### Input data
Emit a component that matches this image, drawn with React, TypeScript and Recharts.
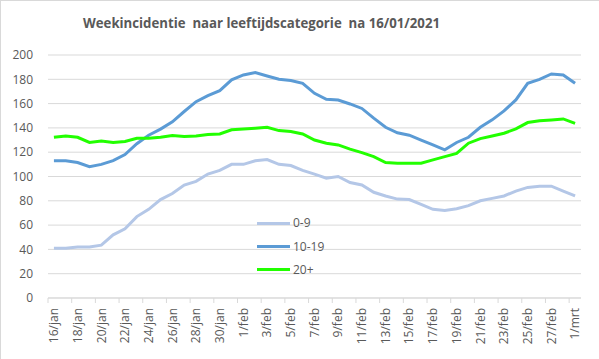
import React from 'react';
import { LineChart, Line, XAxis, YAxis, CartesianGrid, Legend } from 'recharts';

const dates = [
  '16/jan', '17/jan', '18/jan', '19/jan', '20/jan', '21/jan', '22/jan', '23/jan', '24/jan', '25/jan',
  '26/jan', '27/jan', '28/jan', '29/jan', '30/jan', '31/jan', '1/feb', '2/feb', '3/feb', '4/feb',
  '5/feb', '6/feb', '7/feb', '8/feb', '9/feb', '10/feb', '11/feb', '12/feb', '13/feb', '14/feb',
  '15/feb', '16/feb', '17/feb', '18/feb', '19/feb', '20/feb', '21/feb', '22/feb', '23/feb', '24/feb',
  '25/feb', '26/feb', '27/feb', '28/feb', '1/mrt',
];

const age0to9 = [
  41, 41, 42, 42, 43.5, 52, 57, 67, 73, 81,
  86, 93, 96, 102, 105, 110, 110, 113, 114, 110,
  109, 105, 102, 98.6, 100, 95, 93, 87, 84, 81.4,
  81, 77, 73, 72, 73.5, 76, 80, 82, 84, 88,
  91, 92, 92, 88, 84,
];

const age10to19 = [
  113, 113, 111.5, 108, 110, 113, 118, 127, 134, 139,
  145, 153.5, 161.6, 166.6, 170.7, 179.5, 183.6, 185.5, 182.7, 180,
  179, 176.7, 168.5, 163.6, 163, 159.7, 156, 148, 140.5, 136,
  134, 130, 126, 122, 128, 132.3, 140.5, 146.6, 154, 163,
  176.7, 180, 184.4, 183.6, 176.7,
];

const age20plus = [
  132.3, 133.4, 132.3, 128, 129.3, 128, 128.8, 131.5, 131.5, 132.3,
  133.7, 133, 133.4, 134.5, 135, 138.4, 139, 139.7, 140.5, 137.8,
  137, 135, 130, 127.4, 126, 122.5, 119.7, 116.4, 111.5, 111,
  111, 111, 113.7, 116.4, 119, 127.4, 131.2, 133.4, 135.6, 139.2,
  144.4, 145.8, 146.6, 147.4, 143.8,
];

const seriesNames = ['0-9', '10-19', '20+'];
const yTicks = [0, 20, 40, 60, 80, 100, 120, 140, 160, 180, 200];
const title = 'Weekincidentie  naar leeftijdscategorie  na 16/01/2021';

const data = dates.map((d, i) => ({
  date: d,
  s0: age0to9[i],
  s1: age10to19[i],
  s2: age20plus[i],
}));

const W = 599;
const H = 359;
const MARGIN = { top: 55, right: 18, left: 0, bottom: 0 };
const Y_W = 48;
const X_H = 61;
const PLOT_W = W - MARGIN.left - MARGIN.right - Y_W;
const STEP = PLOT_W / dates.length;
const FONT = '"Open Sans", sans-serif';
const TXT = '#595959';
const GRID = '#d9d9d9';
const COLORS = ['#b4c7e7', '#5b9bd5', '#22ff00'];

const XTick = (props: any) => {
  const { x, y, payload } = props;
  const tx = x - STEP / 2;
  return (
    <g>
      <line x1={tx} x2={tx} y1={y} y2={y + 5} stroke={GRID} strokeWidth={1} />
      <text
        transform={`translate(${x},${y + 10}) rotate(-90)`}
        textAnchor="end"
        dy="0.35em"
        fill={TXT}
        fontSize={12}
        fontFamily={FONT}
      >
        {payload.value}
      </text>
    </g>
  );
};

const LegendContent = (props: any) => {
  const items = props.payload || [];
  return (
    <div style={{ fontFamily: FONT, fontSize: 12, color: TXT }}>
      {items.map((it: any, i: number) => (
        <div key={i} style={{ display: 'flex', alignItems: 'center', height: 23.35 }}>
          <div style={{ width: 33, height: 3, background: it.color }} />
          <span style={{ marginLeft: 3, lineHeight: '14px' }}>{it.value}</span>
        </div>
      ))}
    </div>
  );
};

export default function App() {
  return (
    <div style={{ position: 'absolute', left: 0, top: 0, width: W, height: H, background: '#fff' }}>
      <LineChart width={W} height={H} data={data} margin={MARGIN}>
        <CartesianGrid vertical={false} stroke={GRID} />
        <XAxis
          dataKey="date"
          scale="point"
          interval={1}
          height={X_H}
          padding={{ left: STEP / 2, right: STEP / 2 }}
          axisLine={{ stroke: GRID }}
          tickLine={false}
          tickSize={0}
          tickMargin={0}
          tick={<XTick />}
        />
        <YAxis
          domain={[0, 200]}
          ticks={yTicks}
          width={Y_W}
          axisLine={false}
          tickLine={false}
          tickSize={0}
          tickMargin={15}
          tick={{ fill: TXT, fontSize: 12, fontFamily: FONT }}
        />
        <Legend
          layout="vertical"
          verticalAlign="middle"
          align="center"
          wrapperStyle={{ position: 'absolute', left: 257, top: 211.6, width: 90 }}
          content={<LegendContent />}
        />
        {['s0', 's1', 's2'].map((k, i) => (
          <Line
            key={k}
            type="linear"
            dataKey={k}
            name={seriesNames[i]}
            stroke={COLORS[i]}
            strokeWidth={3}
            dot={false}
            isAnimationActive={false}
          />
        ))}
      </LineChart>
      <svg
        width={W}
        height={H}
        style={{ position: 'absolute', left: 0, top: 0, pointerEvents: 'none' }}
      >
        <line x1={0} y1={0.5} x2={W} y2={0.5} stroke={GRID} />
        <line x1={0.5} y1={0} x2={0.5} y2={H} stroke={GRID} />
        <text
          x={261.5}
          y={28}
          textAnchor="middle"
          fill={TXT}
          fontSize={15}
          fontWeight="bold"
          fontFamily={FONT}
          textLength={357}
          lengthAdjust="spacingAndGlyphs"
          style={{ whiteSpace: 'pre' }}
        >
          {title}
        </text>
      </svg>
    </div>
  );
}
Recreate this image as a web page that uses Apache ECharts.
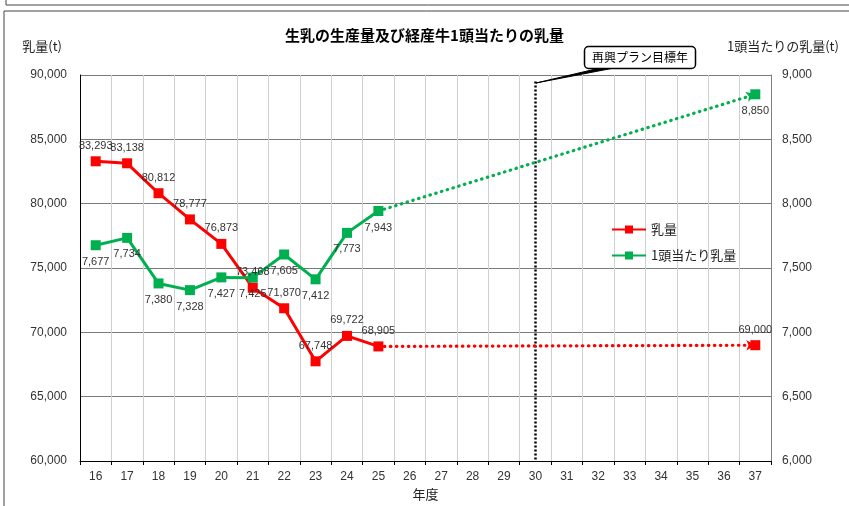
<!DOCTYPE html>
<html>
<head>
<meta charset="utf-8">
<script src="https://cdn.jsdelivr.net/npm/echarts@6/dist/echarts.min.js"></script>
<style>
  html, body { margin: 0; padding: 0; background: #fff; }
  #chart { width: 849px; height: 506px; }
</style>
</head>
<body>
<div id="chart"></div>
<script>
// Fiscal years (Heisei) on the category axis
const years = ['16','17','18','19','20','21','22','23','24','25','26','27','28','29','30','31','32','33','34','35','36','37'];

// Raw milk production (t), actual results FY16–25
const milkVolume = [83293, 83138, 80812, 78777, 76873, 73468, 71870, 67748, 69722, 68905];
// Milk yield per milking cow (t), actual results FY16–25
const yieldPerCow = [7677, 7734, 7380, 7328, 7427, 7425, 7605, 7412, 7773, 7943];

// Target values for FY37
const milkTarget = 69000;
const yieldTarget = 8850;

// Target year of the recovery plan
const planYear = '30';

const FONT = '"Liberation Sans", "Noto Sans CJK JP", sans-serif';
const JP = '"Noto Sans CJK JP", sans-serif';
const RED = '#ff0000';
const GREEN = '#00b050';

const fmt = v => Math.round(v).toLocaleString('en-US');

function padded(arr) {
  const out = arr.slice();
  while (out.length < years.length) out.push(null);
  return out;
}

// Projection series: only the FY37 end point carries a marker
function projection(lastActual, target) {
  const out = years.map(() => null);
  out[milkVolume.length - 1] = { value: lastActual, symbol: 'none', label: { show: false } };
  out[years.length - 1] = target;
  return out;
}

const chart = echarts.init(document.getElementById('chart'), null, { renderer: 'canvas' });

const dotted = color => ({ color: color, type: [0.5, 5.5], width: 3.2, cap: 'round' });

const option = {
  animation: false,
  textStyle: { fontFamily: FONT },
  title: {
    text: '生乳の生産量及び経産牛1頭当たりの乳量',
    left: 'center',
    top: 23,
    textStyle: { fontFamily: JP, fontSize: 15, fontWeight: 'bold', color: '#000' }
  },
  legend: {
    orient: 'vertical',
    left: 606,
    top: 218,
    itemWidth: 34,
    itemHeight: 10,
    itemGap: 13,
    data: ['乳量', '1頭当たり乳量'],
    textStyle: { fontFamily: JP, fontSize: 13, color: '#222' }
  },
  grid: { left: 80, right: 78, top: 75, bottom: 41, containLabel: false },
  xAxis: {
    type: 'category',
    data: years,
    boundaryGap: true,
    name: '年度',
    nameLocation: 'middle',
    nameGap: 27,
    nameTextStyle: { fontFamily: JP, fontSize: 13, color: '#222' },
    axisLine: { lineStyle: { color: '#000', width: 1 } },
    axisTick: { show: true, length: 4, lineStyle: { color: '#000' } },
    axisLabel: { fontSize: 12, color: '#333', margin: 10 },
    splitLine: { show: true, lineStyle: { color: '#cfcfcf', width: 1 } }
  },
  yAxis: [
    {
      type: 'value',
      min: 60000, max: 90000, interval: 5000,
      name: '乳量(t)',
      nameLocation: 'end',
      nameGap: 22,
      nameTextStyle: { fontFamily: JP, fontSize: 13, color: '#222', align: 'right', padding: [0, 18, 0, 0] },
      axisLine: { show: true, lineStyle: { color: '#000' } },
      axisTick: { show: false },
      axisLabel: { fontSize: 12, color: '#333', margin: 13, formatter: v => fmt(v) },
      splitLine: { show: true, lineStyle: { color: '#7a7a7a', width: 1 } }
    },
    {
      type: 'value',
      min: 6000, max: 9000, interval: 500,
      name: '1頭当たりの乳量(t)',
      nameLocation: 'end',
      nameGap: 22,
      nameTextStyle: { fontFamily: JP, fontSize: 13, color: '#222', align: 'left', padding: [0, 0, 0, -44] },
      axisLine: { show: true, lineStyle: { color: '#808080' } },
      axisTick: { show: false },
      axisLabel: { fontSize: 12, color: '#333', margin: 11, formatter: v => fmt(v) },
      splitLine: { show: false }
    }
  ],
  series: [
    {
      name: '乳量',
      type: 'line',
      data: padded(milkVolume),
      yAxisIndex: 0,
      color: RED,
      symbol: 'rect',
      symbolSize: 10,
      lineStyle: { width: 3, color: RED },
      itemStyle: { color: RED },
      label: {
        show: true, position: 'top', distance: 5,
        fontSize: 11, color: '#333',
        formatter: p => fmt(p.value)
      },
      z: 3,
      markLine: {
        silent: true,
        symbol: ['none', 'none'],
        label: { show: false },
        lineStyle: { color: '#000', type: [2, 2], width: 2.5 },
        data: [[{ coord: [planYear, 89500] }, { coord: [planYear, 60000] }]]
      }
    },
    {
      name: '1頭当たり乳量',
      type: 'line',
      data: padded(yieldPerCow),
      yAxisIndex: 1,
      color: GREEN,
      symbol: 'rect',
      symbolSize: 10,
      lineStyle: { width: 3, color: GREEN },
      itemStyle: { color: GREEN },
      label: {
        show: true, position: 'bottom', distance: 6,
        fontSize: 11, color: '#333',
        formatter: p => fmt(p.value)
      },
      z: 3
    },
    {
      name: '乳量目標',
      type: 'line',
      data: projection(milkVolume[milkVolume.length - 1], milkTarget),
      yAxisIndex: 0,
      connectNulls: true,
      symbol: 'rect',
      symbolSize: 10,
      itemStyle: { color: RED },
      lineStyle: { width: 0, color: RED },
      label: {
        show: true, position: 'top', distance: 5,
        fontSize: 11, color: '#333',
        formatter: p => fmt(p.value)
      },
      markLine: {
        silent: true,
        symbol: ['none', 'arrow'],
        symbolSize: [8, 9],
        label: { show: false },
        lineStyle: dotted(RED),
        data: [[
          { coord: ['25', milkVolume[milkVolume.length - 1]] },
          { coord: ['37', milkTarget] }
        ]]
      },
      z: 2
    },
    {
      name: '1頭当たり乳量目標',
      type: 'line',
      data: projection(yieldPerCow[yieldPerCow.length - 1], yieldTarget),
      yAxisIndex: 1,
      connectNulls: true,
      symbol: 'rect',
      symbolSize: 10,
      itemStyle: { color: GREEN },
      lineStyle: { width: 0, color: GREEN },
      label: {
        show: true, position: 'bottom', distance: 6,
        fontSize: 11, color: '#333',
        formatter: p => fmt(p.value)
      },
      markLine: {
        silent: true,
        symbol: ['none', 'arrow'],
        symbolSize: [8, 9],
        label: { show: false },
        lineStyle: dotted(GREEN),
        data: [[
          { coord: ['25', yieldPerCow[yieldPerCow.length - 1]] },
          { coord: ['37', yieldTarget] }
        ]]
      },
      z: 2
    }
  ],
  graphic: [
    // frame of the panel above and of this chart panel
    { type: 'polyline', shape: { points: [[6, 0], [6, 5], [849, 5]] }, style: { stroke: '#444', lineWidth: 1, fill: null } },
    { type: 'polyline', shape: { points: [[4, 506], [4, 11], [849, 11]] }, style: { stroke: '#444', lineWidth: 1, fill: null } },
    // plot area top border
    { type: 'line', shape: { x1: 80, y1: 75.5, x2: 771, y2: 75.5 }, style: { stroke: '#808080', lineWidth: 1 } },
    // callout for the plan target year
    { type: 'polygon', shape: { points: [[600, 68], [614, 68], [536, 83]] }, style: { fill: '#000', stroke: '#000', lineWidth: 1 }, z: 20 },
    {
      type: 'rect',
      shape: { x: 584.5, y: 46.5, width: 111, height: 22, r: 4 },
      style: { fill: '#fff', stroke: '#000', lineWidth: 1.5 },
      z: 21
    },
    {
      type: 'text',
      x: 640, y: 57.5,
      style: { text: '再興プラン目標年', fontFamily: JP, fontSize: 12, fill: '#000', align: 'center', verticalAlign: 'middle' },
      z: 22
    }
  ]
};

chart.setOption(option);
</script>
</body>
</html>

### Instructions for the task
Your task is to report how many lines of the material include the string "this". Give the number and no other words.

### Output of the task
3